Bugünkü adaletsiz vergilendirme sisteminin dışında toprağınızın bereketi, ektiğiniz ürünün bedeli, o yıl hasat ettiğiniz ürün miktarı gibi onlarca değişik ölçüt göz önüne alınarak adaletli bir şekilde uygulanan bir model olsa hepimiz daha huzurlu bir şekilde yaşamaz mıydık?
Üstüne bağımsız ve bağlantısız bir ekonomik model sizi başkalarına da örnek kılabilirdi.
Son tahlilde insan için güzel olan ne varsa bizim inanç sistemimiz içerisinde var. Eksiklik inandığımız değerlerden değil onu uygulaya(maya)n insanlardan kaynaklanıyor.
Bu duyguları bir kez daha hatırlamama vesile olan Köklü Değişim Adana kadrolarına ve programa katılanlara teşekkür ediyorum.

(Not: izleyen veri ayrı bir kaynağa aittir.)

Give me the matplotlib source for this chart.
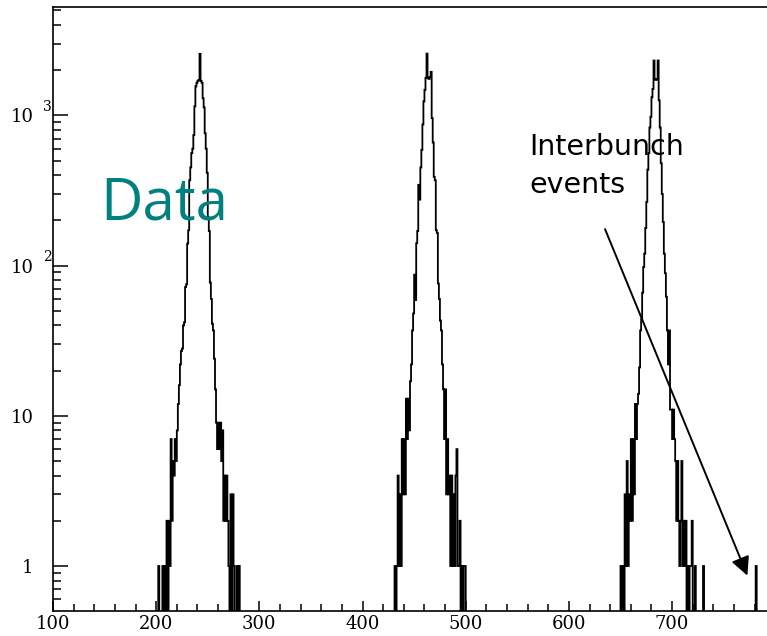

Kurtuluş bey, İslam kendine has özellikleriyle iktisadı anlamda diğer sistemlerden ayrıdır. Uluslararası ticaret ise kapitalizm sistemiyle işler. İslam iktisadı Hak ölçeklidir. Helal kazanç odaklıdır. Kazancın nereden değil hangi yollardan elde edildiği önemlidir. İslamda faiz haramdır, Mehir de islamda iktisada girer ve kadının ekonomik güvencesidir. Dinimiz erkek kadın ayırd etmeden haklarımıza önem vermiştir.
Adaletli ekonomi sisteminin tez vakitte uygulanması dileği ile
Ölçü İslam dan alındığı sürece insanlar sıkıntıya girmeyecek tir.